They stand on stage in front of a live audience and before millions of TV viewers. Each has expressed a desire to be president. Each wants your vote. You will bestow that precious gift upon the one with whom you most agree.
One way to do that would be to pretend for a moment you are standing alongside the candidates, being asked the same questions. Ignore the pressure and the blinding lights. As a starter, here is one taken from a recent televised Republican debate. How would you respond? Speak up.
“Let me ask you this hypothetical question: A healthy 30-year-old young man has a good job, makes a good living but decides, you know what? I'm not going to spend $200 or $300 a month for health insurance because I'm healthy, I don't need it. But something terrible happens; all of a sudden he needs it. Who's going to pay if he goes into a coma, for example? Who pays for that?”
In the audio of the broadcast, one or two in the audience shouted out something that sounded like, “let him die.” Is that your vote? The response will draw upon your entire moral, religious, political and philosophical energy.
This is hard. Let’s make it even tougher. What if this 30-year-old in question was in a car accident? What if a blood alcohol test showed he was intoxicated? What if he had been speeding? How does that influence your answer?

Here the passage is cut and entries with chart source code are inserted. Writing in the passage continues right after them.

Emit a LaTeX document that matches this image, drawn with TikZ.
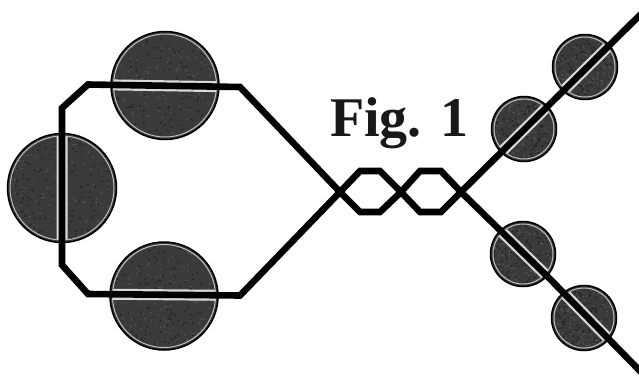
\documentclass[tikz,border=0pt]{standalone}
\usepackage{fontspec}
\setmainfont{Liberation Serif}
\definecolor{discfill}{HTML}{3A3A3A}
\definecolor{discspeck}{HTML}{555555}
\definecolor{discdark}{HTML}{262626}
\tikzset{
  disc/.style={circle,draw=black,line width=1.5pt,fill=discfill,inner sep=0pt,outer sep=0pt},
  ringline/.style={draw=white!75!black,line width=1pt},
  wire/.style={draw=black,line width=6.6pt,line join=miter,line cap=butt},
  halo/.style={draw=white!85!black,line width=11pt,line join=miter,line cap=butt},
  figlabel/.style={font=\bfseries\fontsize{56}{56}\selectfont,inner sep=0pt,anchor=base west,text=black!90}
}
\newcommand{\wireA}{(A0) -- (A1) -- (A2) -- (A3) -- (A4) -- (A5) -- (A6) -- (A7) -- (A8) -- (A9) -- (A10) -- (A11) -- (A12)}
\newcommand{\wireB}{(A0) -- (B1) -- (B2) -- (B3) -- (B4) -- (B5) -- (B6) -- (B7) -- (B8) -- (B9) -- (B10) -- (B11) -- (B12)}
\begin{document}
\begin{tikzpicture}[x=1pt,y=-1pt]
\useasboundingbox (0,0) rectangle (639,381);
\fill[white] (0,0) rectangle (639,381);
\coordinate (A0) at (62,188);
\coordinate (A1) at (62,108);
\coordinate (A2) at (88,84.5);
\coordinate (A3) at (240,87);
\coordinate (A4) at (340,192);
\coordinate (A5) at (360,212);
\coordinate (A6) at (380,212);
\coordinate (A7) at (401,192);
\coordinate (A8) at (420,171);
\coordinate (A9) at (441,171);
\coordinate (A10) at (461,192);
\coordinate (A11) at (550,279);
\coordinate (A12) at (642,373);
\coordinate (B1) at (62,265);
\coordinate (B2) at (88,294);
\coordinate (B3) at (240,295.5);
\coordinate (B4) at (340,192);
\coordinate (B5) at (360,171);
\coordinate (B6) at (380,171);
\coordinate (B7) at (401,192);
\coordinate (B8) at (420,212);
\coordinate (B9) at (441,212);
\coordinate (B10) at (461,192);
\coordinate (B11) at (550,104);
\coordinate (B12) at (642,13);
\pgfmathsetseed{4242}
\foreach \n/\x/\y/\r in {c1/165/85.5/54,c2/62/188/54.5,c3/164/296/54,c4/585/67/32.5,c5/524/129/32.5,c6/523/254/32.5,c7/584/318/32.5}{
  \node[disc,minimum size=2*\r pt] (\n) at (\x,\y) {};
  \begin{scope}
    \clip (\x,\y) circle (\r-2.5);
    \foreach \i in {1,...,160}{
      \fill[discspeck] (\x-\r+2*\r*rnd,\y-\r+2*\r*rnd) circle (0.9);
      \fill[discdark] (\x-\r+2*\r*rnd,\y-\r+2*\r*rnd) circle (1.1);
    }
    \draw[halo] \wireA;
    \draw[halo] \wireB;
  \end{scope}
  \draw[ringline] (\x,\y) circle (\r-2.5);
}
\draw[wire] \wireA;
\draw[wire] \wireB;
\node[figlabel] (title) at (330,136) {Fig. 1};
\end{tikzpicture}
\end{document}
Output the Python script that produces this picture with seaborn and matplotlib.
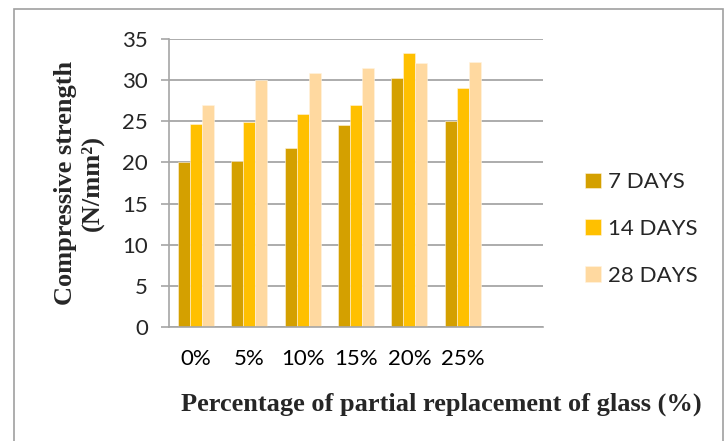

Suppose further that in looking at his bank account, “makes a good living” really means he was stealing from his employer. Should that change your response?
What if in the very next intensive-care room is the woman whose car he totaled? She is a mother of four. She, too, doesn’t have insurance. In her case, her employer did not offer any. On the private insurance market she couldn’t find coverage because of prior health conditions. She is also in a coma. She wasn’t wearing her seat belt. She also failed to halt at a stop sign she didn’t notice because she was chatting on her cellphone.
She is a faithful member of a local congregation. It is a small church, not the largest in the neighborhood. Her medical bills are anticipated to reach over half a million dollars if she lives. Her hospital is a for-profit facility whose national headquarters is in another state. No, I am mistaken; her care is in a not-for-profit medical center that is part of a system run by a Catholic order.